通过研究巫和懋发现,中国大陆1949年和1989年都做过保值储蓄,即通过与CPI涨幅联动的存款利率把长期存款留在银行。在巫看来这是从根源上解决问题的一种思路,而不是把问题留给市场。具体操作时当然有很多要考虑的细节,比如保值储蓄推出后,银行怎么办?如何把银行风险分摊出去等。
其次是信贷调控方式还有改进的空间。
巫和懋接触的一些中小企业和台商普遍反映“感觉不到热,而是很冷”,“就像从冰箱里拿出的冻鱼放到锅上煎,一边都焦了一边还很冷”,因为中小企业在信贷方面的弱势,很可能因为从紧政策执行过程中的一刀切而伤及效率。
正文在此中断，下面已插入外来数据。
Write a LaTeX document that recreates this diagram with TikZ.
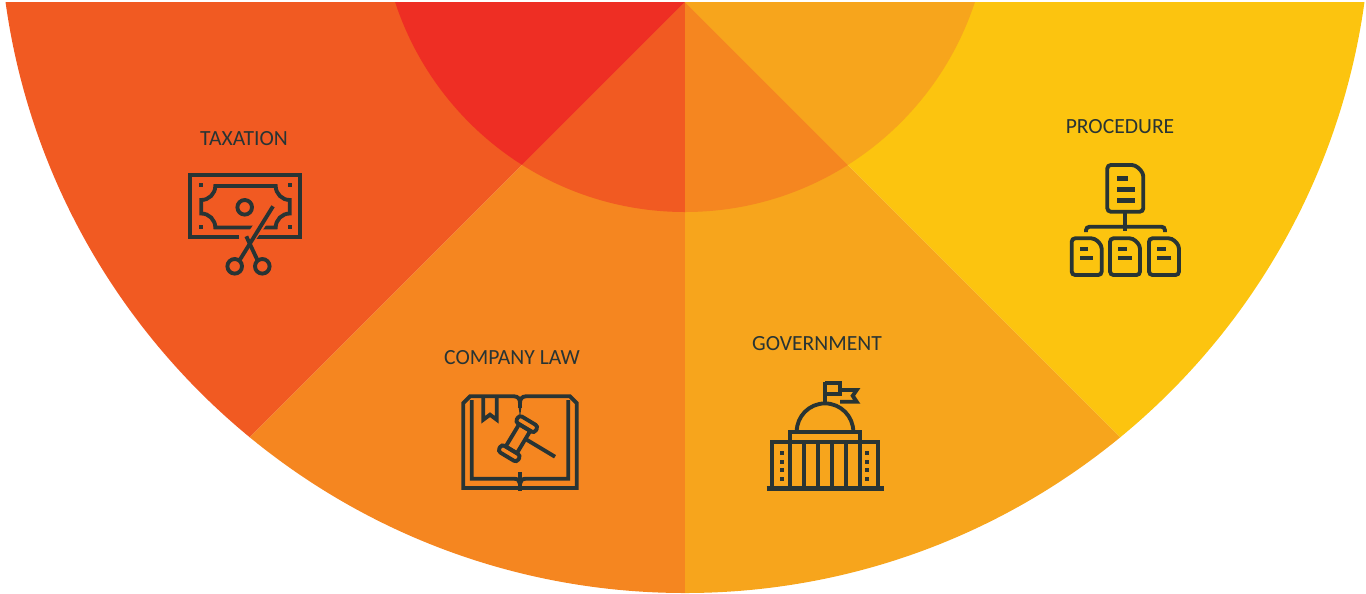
\documentclass[tikz,border=0pt]{standalone}
\usepackage{fontspec}
\newfontfamily\labelfont{Carlito}
\definecolor{segred}{HTML}{EE2E24}
\definecolor{segorangered}{HTML}{F15A22}
\definecolor{segorange}{HTML}{F58620}
\definecolor{segamber}{HTML}{F7A51C}
\definecolor{segyellow}{HTML}{FCC40F}
\definecolor{icongray}{HTML}{283434}

\begin{document}
\begin{tikzpicture}[x=0.02cm,y=-0.02cm,
  icon/.style={draw=icongray,line width=2.2pt},
  iconfill/.style={fill=icongray},
  sectorlabel/.style={font=\labelfont\fontsize{12.3}{14}\selectfont,text=icongray,inner sep=0pt}]

\def\cx{685}
\def\cy{-93}
\def\apexy{2}
\def\outerradius{686}
\def\innerradius{305}

\useasboundingbox (0,0) rectangle (1366,593);

% sectors
\begin{scope}
\clip (0,\apexy) rectangle (1366,593);
\clip (\cx,\cy) circle[radius=\outerradius];
\fill[segorangered] (\cx,\apexy) -- ({\cx-1000},{\apexy+1000}) -- ({\cx-1000},\apexy) -- cycle;
\fill[segorange] (\cx,\apexy) -- ({\cx-1000},{\apexy+1000}) -- (\cx,{\apexy+1000}) -- cycle;
\fill[segamber] (\cx,\apexy) -- (\cx,{\apexy+1000}) -- ({\cx+1000},{\apexy+1000}) -- cycle;
\fill[segyellow] (\cx,\apexy) -- ({\cx+1000},{\apexy+1000}) -- ({\cx+1000},\apexy) -- cycle;
% inner ring, colours shifted by one
\clip (\cx,\cy) circle[radius=\innerradius];
\fill[segred] (\cx,\apexy) -- ({\cx-1000},{\apexy+1000}) -- ({\cx-1000},\apexy) -- cycle;
\fill[segorangered] (\cx,\apexy) -- ({\cx-1000},{\apexy+1000}) -- (\cx,{\apexy+1000}) -- cycle;
\fill[segorange] (\cx,\apexy) -- (\cx,{\apexy+1000}) -- ({\cx+1000},{\apexy+1000}) -- cycle;
\fill[segamber] (\cx,\apexy) -- ({\cx+1000},{\apexy+1000}) -- ({\cx+1000},\apexy) -- cycle;
\end{scope}

% labels
\node[sectorlabel] (taxation) at (244,139) {TAXATION};
\node[sectorlabel] (companylaw) at (512,358) {COMPANY LAW};
\node[sectorlabel] (government) at (817,344) {GOVERNMENT};
\node[sectorlabel] (procedure) at (1120,127) {PROCEDURE};

% taxation: banknote and scissors
\draw[icon] (239,237.3) -- (190.3,237.3) -- (190.3,175.3) -- (300.3,175.3) -- (300.3,237.3) -- (256,237.3);
\draw[icon] (215.3,186) -- (275.7,186) arc[start angle=180,end angle=90,radius=14] -- (289.7,213.5) arc[start angle=270,end angle=180,radius=14] -- (215.3,227.5) arc[start angle=0,end angle=-90,radius=14] -- (201.3,200) arc[start angle=90,end angle=0,radius=14] -- cycle;
\foreach \dx/\dy in {201.3/185.3,289.7/185.3,201.3/227.3,289.7/227.3}
  \fill[iconfill] ({\dx-2},{\dy-2}) rectangle ({\dx+2},{\dy+2});
\draw[icon] (244.7,207.3) circle[radius=7.3];
\draw[segorangered,line width=6pt] (273,206.3) -- (242,250);
\draw[icon] (273,206.3) -- (239.3,260.7);
\draw[icon] (246.3,236.3) -- (257.7,260.7);
\draw[icon] (234.7,266.3) circle[radius=7.3];
\draw[icon] (262.3,266.3) circle[radius=7.3];

% company law: book and gavel
\draw[icon] (470,396.3) -- (514,396.3) .. controls (518,396.3) and (520,399) .. (520,403) .. controls (520,399) and (522,396.3) .. (526,396.3) -- (570,396.3) -- (576.7,403) -- (576.7,488) -- (463.3,488) -- (463.3,403) -- cycle;
\draw[icon] (471.7,400) -- (471.7,478.7) -- (514,478.7) .. controls (518,478.7) and (520,481) .. (520,484) .. controls (520,481) and (522,478.7) .. (526,478.7) -- (568.3,478.7) -- (568.3,400);
\draw[icon] (520,403) -- (520,408);
\draw[icon] (520,472) -- (520,491);
\draw[icon] (483.3,396.3) -- (483.3,419.7) -- (490,414.7) -- (496.7,419.7) -- (496.7,396.3);
\begin{scope}[shift={(518,438.7)},rotate=59]
\draw[icon] (-13,-6.5) -- (13,-6.5) -- (13,6.5) -- (-13,6.5) -- cycle;
\draw[icon,rounded corners=1.8pt] (13,-11) -- (21,-11) -- (21,11) -- (13,11) -- cycle;
\draw[icon,rounded corners=1.8pt] (-21,-11) -- (-13,-11) -- (-13,11) -- (-21,11) -- cycle;
\draw[icon] (3.6,6.5) -- (3.6,41);
\end{scope}

% government: capitol
\draw[icon] (825,403.3) -- (825,381.7);
\draw[icon] (825,382.7) -- (840,382.7) -- (840,394) -- (825,394);
\draw[icon] (840,390) -- (856.7,390) -- (852.7,395.8) -- (856.7,401.7) -- (840,401.7);
\draw[icon] (796.7,431.7) arc[start angle=180,end angle=360,radius=28.3];
\draw[icon] (790,441.7) -- (790,431.7) -- (860,431.7) -- (860,441.7);
\draw[icon] (771.7,486.7) -- (771.7,441.7) -- (878.3,441.7) -- (878.3,486.7);
\draw[icon,line width=2.6pt] (766.7,488.3) -- (884,488.3);
\foreach \colx in {790,804,818,832,846,860}
  \draw[icon] (\colx,441.7) -- (\colx,487);
\foreach \winy in {453.3,461.7,470,479}
{
  \fill[iconfill] (779.7,{\winy-2}) rectangle (783.7,{\winy+2});
  \fill[iconfill] (865.3,{\winy-2}) rectangle (869.3,{\winy+2});
}

% procedure: document tree
\draw[icon,rounded corners=2pt] (1107.3,165) -- (1135.3,165) -- (1143.3,173) -- (1143.3,211.7) -- (1107.3,211.7) -- cycle;
\fill[iconfill] (1116.7,176) rectangle (1128.3,180.7);
\fill[iconfill] (1116.7,187.3) rectangle (1135,191.7);
\fill[iconfill] (1116.7,198.3) rectangle (1135,202.7);
\draw[icon] (1125,211.7) -- (1125,231);
\draw[icon,rounded corners=2pt] (1086,232) -- (1086,226.7) -- (1165,226.7) -- (1165,232);
\foreach \docx in {1071.7,1110,1149}
{
  \draw[icon,rounded corners=2pt] (\docx,238.3) -- ({\docx+23},238.3) -- ({\docx+30},245.3) -- ({\docx+30},275) -- (\docx,275) -- cycle;
  \fill[iconfill] ({\docx+8.3},246.7) rectangle ({\docx+16.7},251.3);
  \fill[iconfill] ({\docx+8.3},256) rectangle ({\docx+21.7},260.3);
}

\end{tikzpicture}
\end{document}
因而在巫看来,目前的调控要避免出现“救了通胀,却遗留下很多无效率的投资”的情况,以免为以后埋下隐患。
为此巫和懋建议大力发展货币市场,这样一方面企业可以从这个市场直接融资,另一方面可以让利率真正成为货币工具。货币市场的建立有很多机制设计,必须由政府来主导,“中国信贷调控还有改进的空间,可考虑在不损失效率的基础上建立一个长期的制度安排”。
“宽财政”防“过度调整”
花旗集团亚太区首席经济学家黄益平,同时也是“中国金融四十人”论坛成员。在分析今年中国经济不确定性方面,黄认为增长风险是世界各国普遍面临的问题,而中国的特殊性在于“既要担心通胀,也要担心增长”,而这两个问题交织在一起,在以往经济史上并不多见。
今年会不会出现2001年以来的大幅度经济增长减速?黄益平认为考虑这一问题更重要的是年度落差:“如果从10%到9%可能问题不大,但从12%到9%,可能就要面临结构问题的挑战。一季度进出口下降了10%,仅从进出口看,数字没什么,因为我们原来的顺差太大了,但若联系到其对GDP增长的贡献率,问题就出来了。去年外贸对GDP增长的贡献接近3个百分点,今年如果全年下降10%,意味着我们对GDP增长的贡献是-0.7至-0.8个百分点,这样一出一入就会影响3~4个百分点”。
黄益平认为今年宏观经济软着陆应该问题不大,但企业利润可能会出现硬着陆,这也意味着收入结构、企业利润,包括很多资产结构会发生变化,“目前通胀压力较为严重,但几个月后,或许增长的风险问题会更加突出”。
另一个值得关注的是防范金融风险问题。
银行改革使不良贷款比率从以往的超过30%降到目前的3.2%,可以说改革成功,但“随着可能出现的经济调整,今年有一些问题需要特别注意”。
一是增长风险和可能出现的企业利润硬着陆会对银行造成影响;二是资本市场震荡显示诸多不确定因素;三是房地产市场也呈不稳定状态。
经济增长快的时候不容易出现坏账,而增速下滑,金融风险就会随之增加,因而在目前情况下,防范金融风险便很重要。
“我认为货币政策仍应从紧,但同时应采取更加宽松的财政政策与之相配:一方面我们外部经济正在冷却,风险越来越大;另一方面国内的生产成本正在正常化,包括劳动力成本、土地成本、能源成本、环境成本在内的各种成本在剧烈变化。在这样的情况下,采取一些相对比较宽松的财政政策,可以使我们的结构转型在面对外部环境恶化时过渡更加平稳”,黄益平如是说。